Le lecteur se sent complètement immergé dans cette métropole, les bâtisses peu accueillantes des quartiers populaires, les rues pouvant passer d’étouffantes et noires de monde, à totalement désertées et franchement angoissantes. Un environnement parfait pour une histoire très noire, un thriller terrifiant. Plongé dans cette ambiance, le lecteur comprend que le titre est à prendre au premier degré : Charles Shepherd fait bien partie d’un club de prédateurs, au sens premier du terme. Très vite, il apparaît que Jack, le ramoneur, est doté d’une conscience politique pénétrante, même s’il s’exprime de manière pragmatique, sans utiliser de grands concepts, ou de mots se terminant en -isme. Jenny est pendue pour avoir voulu se nourrir, certes en volant. Jack énonce que : Se tuer à la tâche, ce n’est pas mieux que d’être condamné à mort. Quelques pages plus loin, il développe : Cette usine ne sert qu’à enrichir un sale exploiteur ! Il paye juste assez pour que ses employés (en majorité des enfants) ne meurent pas de faim. Tout le reste de l’argent ira directement dans sa poche. Le lecteur est confronté à cette réalité : le travail des enfants, leur exploitation : à la fois le travail par la contrainte, une rémunération dérisoire, une mise en danger en les exposant aux risques des machines-outils, et, il s’avère, pire encore. Sans nul doute, ces employeurs, en l’occurrence le propriétaire de l’usine de filature, se conduisent comme un prédateur profitant de l’absence de toute forme de système de loi pour assurer la protection de l’enfance. La course au profit capitaliste ne connaît pas de garde-fou et il s’agit d’une réalité qui a existé, une prédation historique et des prédateurs encore prêts à saper les lois existantes de la protection infantile, pour pouvoir employer des enfants.

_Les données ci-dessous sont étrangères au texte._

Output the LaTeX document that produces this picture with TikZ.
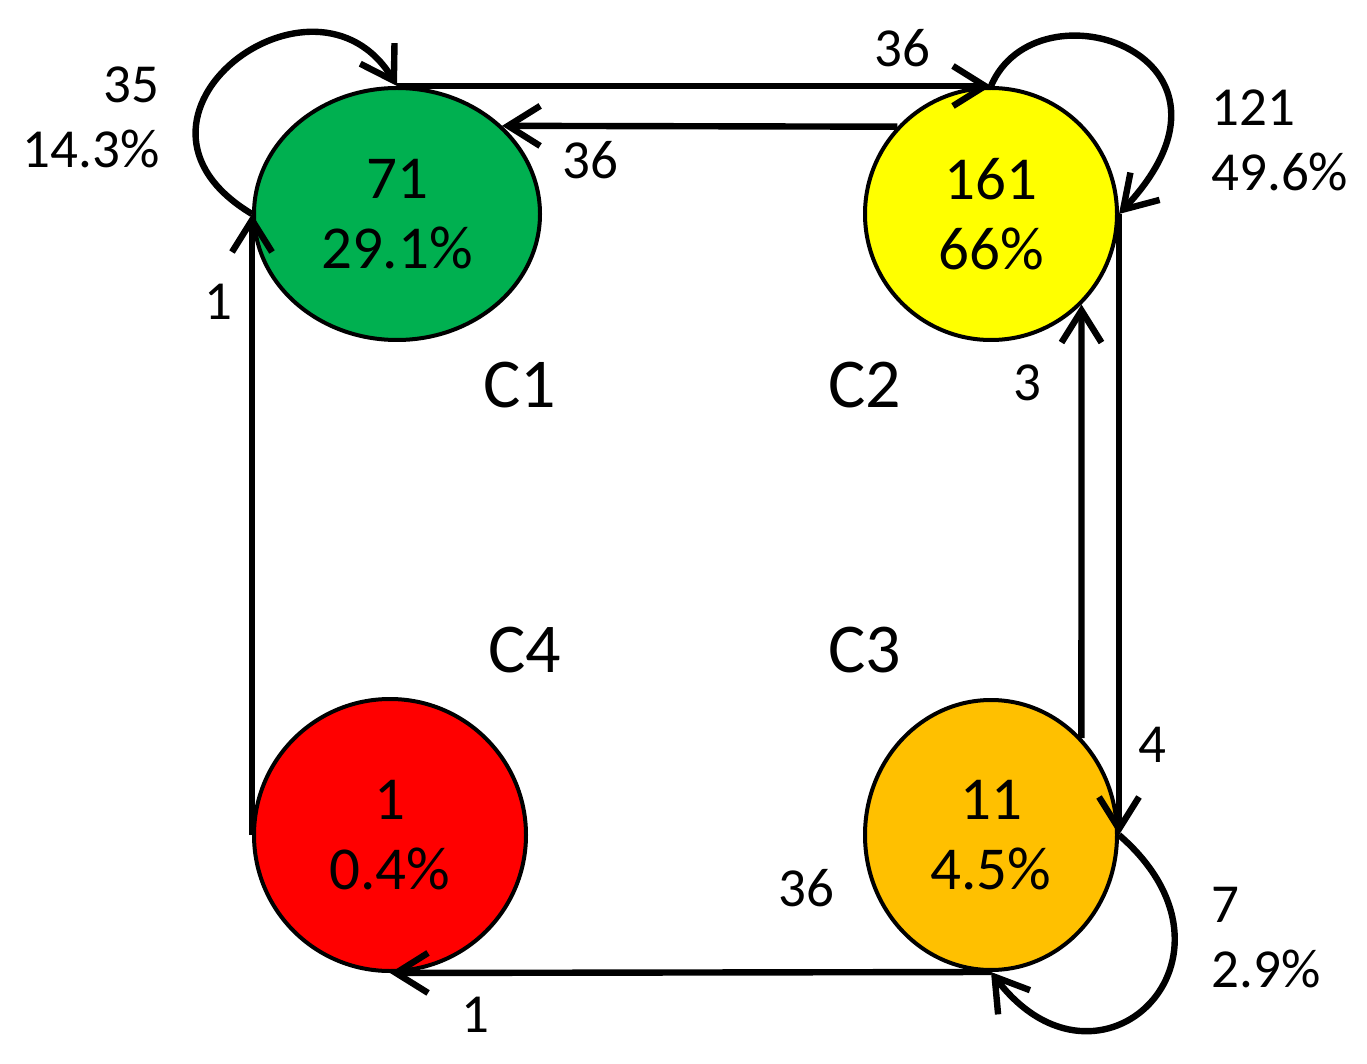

Quand ils ont choisi leur titre, les auteurs n’ont pas fait semblant. Le dessinateur donne une consistance peu commune à Londres et à ses habitants, dans leur multitude, un environnement dur et solide, souvent toxique, auxquels les êtres humains doivent s’adapter. La scénariste a imaginé un club de prédateurs de la pire espèce, ayant choisi comme proie les enfants que ce soit comme des victimes d’atrocités, ou comme les victimes systémiques du capitalisme et sa faim dévorante jamais rassasiée pour le chiffre d’affaires et le profit à moindre coût. Glaçant.